Não pede desculpa de nada, não se vem lamentar. Sente-se uma mulher mais desejosa do que desejável, “mais do tipo King Kong do que Kate Moss” e diz não ter a mínima vergonha de não ser uma “gaja superboa”. Lembra que o soldado mais conhecido da guerra no Iraque é uma mulher e olha com desprezo os homens que apontam o dedo à emancipação feminina como a causa da sua desvirilização. Deixa muitas perguntas, uma das quais acaba por se impor acima de qualquer outra, pelo menos na minha visão: “O que implica, em concreto, ser um homem, um homem verdadeiro?” Não vou transcrever as conclusões de Virginie Despentes, mas algo me diz que os “homens verdadeiros” não lhes irão achar piada nenhuma.
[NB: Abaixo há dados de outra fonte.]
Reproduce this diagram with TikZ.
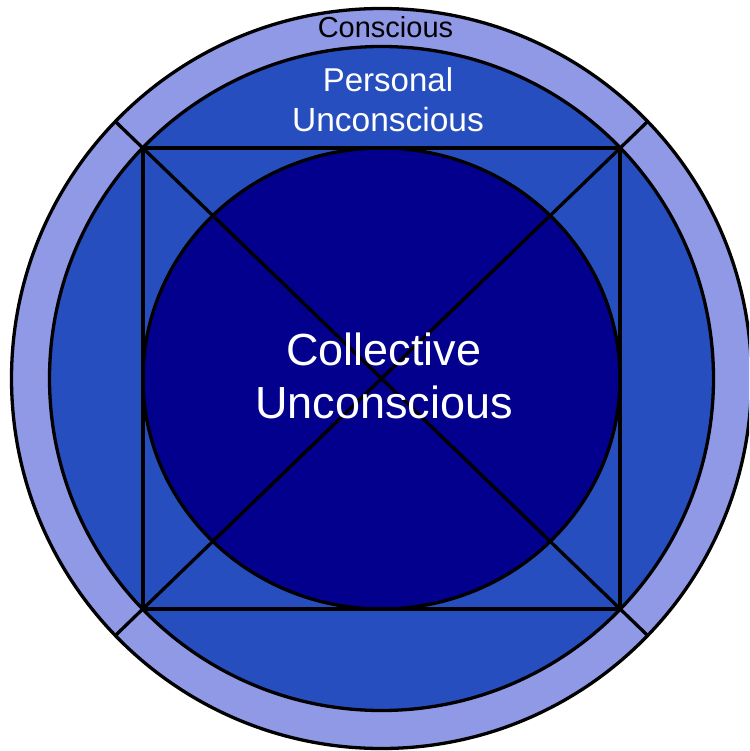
\documentclass[tikz,border=0pt]{standalone}
\usepackage{fontspec}
\setmainfont{Liberation Sans}
\usetikzlibrary{calc}
\definecolor{ringlight}{RGB}{143,153,230}
\definecolor{ringmid}{RGB}{38,78,190}
\definecolor{coredark}{RGB}{2,0,140}
\tikzset{
  outline/.style={draw=black, line width=3.3pt},
  label/.style={inner sep=0pt, anchor=base},
}
\begin{document}
\begin{tikzpicture}[x=1pt, y=-1pt]
  \useasboundingbox (0,0) rectangle (749,751);
  \fill[white] (0,0) rectangle (749,751);
  \clip (0,0) rectangle (749,751);
  \coordinate (c) at (381.5,378.5);
  % three nested layers
  \draw[outline, fill=ringlight] (c) circle (370pt);
  \draw[outline, fill=ringmid] (c) circle (332pt);
  \draw[outline, fill=coredark] (c) ellipse (238.5pt and 230.5pt);
  % square inscribed in the middle circle
  \coordinate (tl) at ($(c)+(-238.5,-230.5)$);
  \coordinate (br) at ($(c)+(238.5,230.5)$);
  \draw[outline] (tl) rectangle (br);
  % diagonals running out to the rim
  \coordinate (d1) at ($(c)+(44:370)$);
  \coordinate (d2) at ($(c)+(224:370)$);
  \coordinate (d3) at ($(c)+(-44:370)$);
  \coordinate (d4) at ($(c)+(136:370)$);
  \draw[outline] (d2) -- (d1);
  \draw[outline] (d4) -- (d3);
  % labels
  \node[label, font=\fontsize{29}{29}\selectfont, text=black] (cons) at (385.5,38) {Conscious};
  \node[label, font=\fontsize{33}{33}\selectfont, text=white] (pers1) at (388,92) {Personal};
  \node[label, font=\fontsize{33.5}{33.5}\selectfont, text=white] (pers2) at (388,132) {Unconscious};
  \node[label, font=\fontsize{45}{45}\selectfont, text=white] (coll1) at (384,365) {Collective};
  \node[label, font=\fontsize{45}{45}\selectfont, text=white] (coll2) at (384,418) {Unconscious};
\end{tikzpicture}
\end{document}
Olharão para elas com desprezo e serão tentados a fazer troça, julgando ver nisso um reforço da sua masculinidade. Mas a verdade é que nelas se abriga algo que ninguém, seja homem ou mulher, poderá negar. Este facto, por si só, fará de “Teoria King Kong” um livro obrigatório.

É verdade que, de acordo com uma visão machista, Virginie Despentes tem uma particular apetência para se “pôr a jeito”. Sentiu raiva por ser uma excluída a receber o RSI, deitou-se com centenas de homens, prostituiu-se, andou à boleia, foi violada, voltou a andar à boleia. Fala disto de uma forma assumida, sem “papas na língua”, segura de que só a si diz respeito aquilo que faz do seu corpo. Percebe que talvez possa parecer aos outros “demasiado agressiva, demasiado ruidosa, demasiado grosseira, demasiado brutal, demasiado hirsuta, sempre demasiado viril”. Até acha bem que hajam mulheres que gostam de seduzir ou de arranjar marido, que possam ser meigas, esfuziantes na sua feminilidade, jovens e muito belas ou vaidosas e flamantes, “mulheres que cheiram a sexo e outras a bolo do lanche das crianças que saem da escola”. Só que ela não é assim e, na qualidade de “proletária do feminismo”, deixa um aviso a todas as mulheres: “competente” continua a querer dizer “masculina”.

Dando azo à paixão de inverter as coisas, “só para ver o que acontece”, Virginie Despentes coloca-se, frequentemente, no lugar do homem. “Preciso de um homem só meu e que eu possa encontrar em casa a toda a hora”, diz, fazendo suas as palavras de Antonin Artaud, com a subtil diferença da troca de género. Este exercício é-nos proposto com grande frequência, acentuando aquilo a que a autora chama “a arte do servilismo” e na qual muitas mulheres continuam a ser exímias. Masturbação, pornografia, prostituição ou violação, são temas cujos desenvolvimentos carregam em si diferenças de atitude, comportamentos e pontos de vista, espartilhados por uma moral que as alimenta e suporta. Impiedoso libelo acusatório contra uma sociedade empenhada em conservar os costumes vigentes e perpetuar a desigualdade entre homens e mulheres, “Teoria King Kong” é um acto de coragem face às consequências que dele advêm. Sobre Virginie Despentes caem a condescendência, o desprezo, o sarcasmo, as conclusões deslocadas. Mas haverá sempre aqueles (poucos) que se mostrarão gratos pela convicção, clareza e irreverência das suas ideias.